Objective: Write out the listing below exactly, and omit any images you find in it.
------ Data shown ------
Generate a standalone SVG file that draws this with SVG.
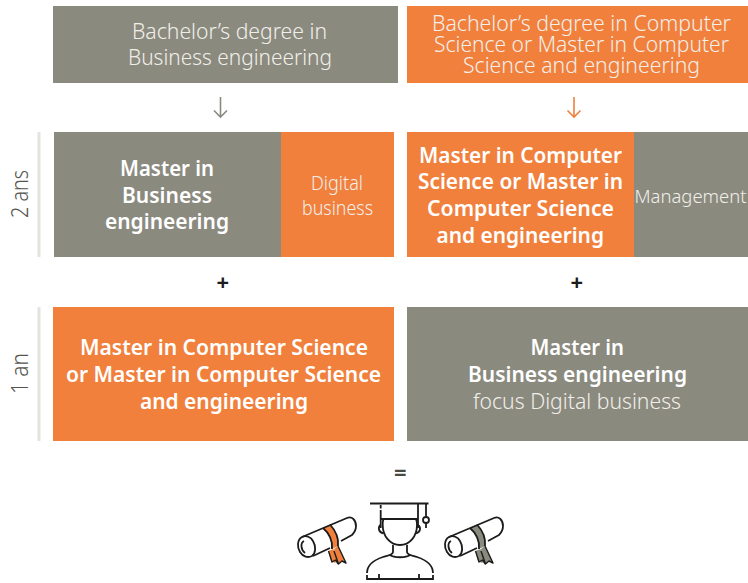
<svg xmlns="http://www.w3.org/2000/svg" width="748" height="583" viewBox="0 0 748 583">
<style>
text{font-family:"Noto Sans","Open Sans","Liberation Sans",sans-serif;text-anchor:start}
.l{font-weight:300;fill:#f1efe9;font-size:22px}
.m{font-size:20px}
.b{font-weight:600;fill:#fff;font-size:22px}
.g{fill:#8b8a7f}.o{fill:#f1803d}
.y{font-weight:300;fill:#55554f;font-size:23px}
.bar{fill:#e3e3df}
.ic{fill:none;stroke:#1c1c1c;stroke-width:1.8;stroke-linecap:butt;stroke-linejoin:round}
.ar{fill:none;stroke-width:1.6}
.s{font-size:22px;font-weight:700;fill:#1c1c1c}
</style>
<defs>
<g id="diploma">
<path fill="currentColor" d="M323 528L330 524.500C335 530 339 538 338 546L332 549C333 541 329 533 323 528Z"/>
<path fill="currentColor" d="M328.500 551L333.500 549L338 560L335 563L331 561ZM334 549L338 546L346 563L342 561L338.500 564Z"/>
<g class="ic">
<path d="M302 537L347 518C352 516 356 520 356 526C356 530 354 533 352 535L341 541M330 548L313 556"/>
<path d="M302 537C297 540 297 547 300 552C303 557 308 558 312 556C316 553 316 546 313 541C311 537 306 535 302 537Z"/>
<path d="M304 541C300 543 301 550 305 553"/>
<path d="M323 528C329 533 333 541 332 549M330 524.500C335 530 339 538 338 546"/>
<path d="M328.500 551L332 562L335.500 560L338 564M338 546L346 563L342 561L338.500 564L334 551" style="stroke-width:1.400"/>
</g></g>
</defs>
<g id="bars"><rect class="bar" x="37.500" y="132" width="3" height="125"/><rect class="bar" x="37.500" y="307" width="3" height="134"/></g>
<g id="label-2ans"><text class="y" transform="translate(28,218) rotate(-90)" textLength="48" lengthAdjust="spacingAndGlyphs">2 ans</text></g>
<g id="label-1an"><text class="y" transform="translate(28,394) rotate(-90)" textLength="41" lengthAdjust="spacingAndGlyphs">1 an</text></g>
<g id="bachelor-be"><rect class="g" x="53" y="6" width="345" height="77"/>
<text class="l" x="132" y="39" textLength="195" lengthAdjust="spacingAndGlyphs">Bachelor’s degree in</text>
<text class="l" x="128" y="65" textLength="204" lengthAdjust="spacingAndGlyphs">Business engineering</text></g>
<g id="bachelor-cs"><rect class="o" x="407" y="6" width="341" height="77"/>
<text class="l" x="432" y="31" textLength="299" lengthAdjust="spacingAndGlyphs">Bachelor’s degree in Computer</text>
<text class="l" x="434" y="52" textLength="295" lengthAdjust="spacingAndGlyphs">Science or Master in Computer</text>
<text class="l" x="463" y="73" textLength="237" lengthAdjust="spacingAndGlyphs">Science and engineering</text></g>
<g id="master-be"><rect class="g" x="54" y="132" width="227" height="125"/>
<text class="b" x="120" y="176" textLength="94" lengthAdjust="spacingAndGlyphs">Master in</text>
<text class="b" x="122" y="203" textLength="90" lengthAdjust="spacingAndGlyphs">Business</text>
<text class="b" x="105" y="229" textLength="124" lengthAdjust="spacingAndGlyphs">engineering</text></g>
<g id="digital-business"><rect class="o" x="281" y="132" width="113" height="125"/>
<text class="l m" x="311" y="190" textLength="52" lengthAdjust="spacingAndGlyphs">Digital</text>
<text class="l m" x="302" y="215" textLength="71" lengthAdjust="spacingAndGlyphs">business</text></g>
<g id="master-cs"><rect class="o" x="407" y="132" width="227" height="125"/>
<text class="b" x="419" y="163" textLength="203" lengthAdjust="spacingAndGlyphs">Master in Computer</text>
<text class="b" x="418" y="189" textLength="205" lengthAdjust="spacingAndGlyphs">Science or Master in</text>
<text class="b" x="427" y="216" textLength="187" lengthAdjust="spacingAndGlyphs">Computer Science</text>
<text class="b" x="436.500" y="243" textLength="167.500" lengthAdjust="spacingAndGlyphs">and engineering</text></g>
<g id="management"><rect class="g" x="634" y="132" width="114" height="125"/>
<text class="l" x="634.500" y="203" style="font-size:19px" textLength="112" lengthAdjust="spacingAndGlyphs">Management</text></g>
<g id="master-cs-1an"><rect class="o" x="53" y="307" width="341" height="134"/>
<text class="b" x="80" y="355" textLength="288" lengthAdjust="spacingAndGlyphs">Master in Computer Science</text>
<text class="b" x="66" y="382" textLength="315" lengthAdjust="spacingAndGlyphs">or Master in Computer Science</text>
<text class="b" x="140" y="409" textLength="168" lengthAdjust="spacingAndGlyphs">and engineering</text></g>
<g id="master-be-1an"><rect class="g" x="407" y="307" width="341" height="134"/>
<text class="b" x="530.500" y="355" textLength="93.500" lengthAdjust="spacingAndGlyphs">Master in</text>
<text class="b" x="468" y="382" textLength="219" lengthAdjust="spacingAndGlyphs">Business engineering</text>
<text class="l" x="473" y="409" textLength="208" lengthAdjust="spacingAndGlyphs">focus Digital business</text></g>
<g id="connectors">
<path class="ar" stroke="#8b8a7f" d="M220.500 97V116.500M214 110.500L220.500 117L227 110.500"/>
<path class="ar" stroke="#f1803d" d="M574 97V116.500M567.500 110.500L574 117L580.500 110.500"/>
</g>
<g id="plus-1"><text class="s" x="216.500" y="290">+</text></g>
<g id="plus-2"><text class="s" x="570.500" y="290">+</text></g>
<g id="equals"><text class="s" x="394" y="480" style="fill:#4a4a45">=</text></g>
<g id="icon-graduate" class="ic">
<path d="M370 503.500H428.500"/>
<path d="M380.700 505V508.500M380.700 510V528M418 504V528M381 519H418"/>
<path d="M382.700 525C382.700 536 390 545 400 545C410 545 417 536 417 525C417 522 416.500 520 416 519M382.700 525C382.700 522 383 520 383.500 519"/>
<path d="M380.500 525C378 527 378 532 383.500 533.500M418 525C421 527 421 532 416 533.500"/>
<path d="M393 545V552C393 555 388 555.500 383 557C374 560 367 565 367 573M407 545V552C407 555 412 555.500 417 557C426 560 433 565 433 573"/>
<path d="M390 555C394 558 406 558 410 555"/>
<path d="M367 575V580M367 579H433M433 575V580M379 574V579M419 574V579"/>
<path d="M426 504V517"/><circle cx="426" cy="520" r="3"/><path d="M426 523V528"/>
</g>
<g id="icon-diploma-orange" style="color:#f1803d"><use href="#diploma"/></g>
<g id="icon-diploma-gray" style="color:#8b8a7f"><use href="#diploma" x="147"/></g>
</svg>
------
The response:
Generate a standalone SVG file that draws this with SVG.
<svg xmlns="http://www.w3.org/2000/svg" width="748" height="583" viewBox="0 0 748 583">
<style>
text{font-family:"Noto Sans","Open Sans","Liberation Sans",sans-serif;text-anchor:start}
.l{font-weight:300;fill:#f1efe9;font-size:22px}
.m{font-size:20px}
.b{font-weight:600;fill:#fff;font-size:22px}
.g{fill:#8b8a7f}.o{fill:#f1803d}
.y{font-weight:300;fill:#55554f;font-size:23px}
.bar{fill:#e3e3df}
.ic{fill:none;stroke:#1c1c1c;stroke-width:1.8;stroke-linecap:butt;stroke-linejoin:round}
.ar{fill:none;stroke-width:1.6}
.s{font-size:22px;font-weight:700;fill:#1c1c1c}
</style>
<defs>
<g id="diploma">
<path fill="currentColor" d="M323 528L330 524.500C335 530 339 538 338 546L332 549C333 541 329 533 323 528Z"/>
<path fill="currentColor" d="M328.500 551L333.500 549L338 560L335 563L331 561ZM334 549L338 546L346 563L342 561L338.500 564Z"/>
<g class="ic">
<path d="M302 537L347 518C352 516 356 520 356 526C356 530 354 533 352 535L341 541M330 548L313 556"/>
<path d="M302 537C297 540 297 547 300 552C303 557 308 558 312 556C316 553 316 546 313 541C311 537 306 535 302 537Z"/>
<path d="M304 541C300 543 301 550 305 553"/>
<path d="M323 528C329 533 333 541 332 549M330 524.500C335 530 339 538 338 546"/>
<path d="M328.500 551L332 562L335.500 560L338 564M338 546L346 563L342 561L338.500 564L334 551" style="stroke-width:1.400"/>
</g></g>
</defs>
<g id="bars"><rect class="bar" x="37.500" y="132" width="3" height="125"/><rect class="bar" x="37.500" y="307" width="3" height="134"/></g>
<g id="label-2ans"><text class="y" transform="translate(28,218) rotate(-90)" textLength="48" lengthAdjust="spacingAndGlyphs">2 ans</text></g>
<g id="label-1an"><text class="y" transform="translate(28,394) rotate(-90)" textLength="41" lengthAdjust="spacingAndGlyphs">1 an</text></g>
<g id="bachelor-be"><rect class="g" x="53" y="6" width="345" height="77"/>
<text class="l" x="132" y="39" textLength="195" lengthAdjust="spacingAndGlyphs">Bachelor’s degree in</text>
<text class="l" x="128" y="65" textLength="204" lengthAdjust="spacingAndGlyphs">Business engineering</text></g>
<g id="bachelor-cs"><rect class="o" x="407" y="6" width="341" height="77"/>
<text class="l" x="432" y="31" textLength="299" lengthAdjust="spacingAndGlyphs">Bachelor’s degree in Computer</text>
<text class="l" x="434" y="52" textLength="295" lengthAdjust="spacingAndGlyphs">Science or Master in Computer</text>
<text class="l" x="463" y="73" textLength="237" lengthAdjust="spacingAndGlyphs">Science and engineering</text></g>
<g id="master-be"><rect class="g" x="54" y="132" width="227" height="125"/>
<text class="b" x="120" y="176" textLength="94" lengthAdjust="spacingAndGlyphs">Master in</text>
<text class="b" x="122" y="203" textLength="90" lengthAdjust="spacingAndGlyphs">Business</text>
<text class="b" x="105" y="229" textLength="124" lengthAdjust="spacingAndGlyphs">engineering</text></g>
<g id="digital-business"><rect class="o" x="281" y="132" width="113" height="125"/>
<text class="l m" x="311" y="190" textLength="52" lengthAdjust="spacingAndGlyphs">Digital</text>
<text class="l m" x="302" y="215" textLength="71" lengthAdjust="spacingAndGlyphs">business</text></g>
<g id="master-cs"><rect class="o" x="407" y="132" width="227" height="125"/>
<text class="b" x="419" y="163" textLength="203" lengthAdjust="spacingAndGlyphs">Master in Computer</text>
<text class="b" x="418" y="189" textLength="205" lengthAdjust="spacingAndGlyphs">Science or Master in</text>
<text class="b" x="427" y="216" textLength="187" lengthAdjust="spacingAndGlyphs">Computer Science</text>
<text class="b" x="436.500" y="243" textLength="167.500" lengthAdjust="spacingAndGlyphs">and engineering</text></g>
<g id="management"><rect class="g" x="634" y="132" width="114" height="125"/>
<text class="l" x="634.500" y="203" style="font-size:19px" textLength="112" lengthAdjust="spacingAndGlyphs">Management</text></g>
<g id="master-cs-1an"><rect class="o" x="53" y="307" width="341" height="134"/>
<text class="b" x="80" y="355" textLength="288" lengthAdjust="spacingAndGlyphs">Master in Computer Science</text>
<text class="b" x="66" y="382" textLength="315" lengthAdjust="spacingAndGlyphs">or Master in Computer Science</text>
<text class="b" x="140" y="409" textLength="168" lengthAdjust="spacingAndGlyphs">and engineering</text></g>
<g id="master-be-1an"><rect class="g" x="407" y="307" width="341" height="134"/>
<text class="b" x="530.500" y="355" textLength="93.500" lengthAdjust="spacingAndGlyphs">Master in</text>
<text class="b" x="468" y="382" textLength="219" lengthAdjust="spacingAndGlyphs">Business engineering</text>
<text class="l" x="473" y="409" textLength="208" lengthAdjust="spacingAndGlyphs">focus Digital business</text></g>
<g id="connectors">
<path class="ar" stroke="#8b8a7f" d="M220.500 97V116.500M214 110.500L220.500 117L227 110.500"/>
<path class="ar" stroke="#f1803d" d="M574 97V116.500M567.500 110.500L574 117L580.500 110.500"/>
</g>
<g id="plus-1"><text class="s" x="216.500" y="290">+</text></g>
<g id="plus-2"><text class="s" x="570.500" y="290">+</text></g>
<g id="equals"><text class="s" x="394" y="480" style="fill:#4a4a45">=</text></g>
<g id="icon-graduate" class="ic">
<path d="M370 503.500H428.500"/>
<path d="M380.700 505V508.500M380.700 510V528M418 504V528M381 519H418"/>
<path d="M382.700 525C382.700 536 390 545 400 545C410 545 417 536 417 525C417 522 416.500 520 416 519M382.700 525C382.700 522 383 520 383.500 519"/>
<path d="M380.500 525C378 527 378 532 383.500 533.500M418 525C421 527 421 532 416 533.500"/>
<path d="M393 545V552C393 555 388 555.500 383 557C374 560 367 565 367 573M407 545V552C407 555 412 555.500 417 557C426 560 433 565 433 573"/>
<path d="M390 555C394 558 406 558 410 555"/>
<path d="M367 575V580M367 579H433M433 575V580M379 574V579M419 574V579"/>
<path d="M426 504V517"/><circle cx="426" cy="520" r="3"/><path d="M426 523V528"/>
</g>
<g id="icon-diploma-orange" style="color:#f1803d"><use href="#diploma"/></g>
<g id="icon-diploma-gray" style="color:#8b8a7f"><use href="#diploma" x="147"/></g>
</svg>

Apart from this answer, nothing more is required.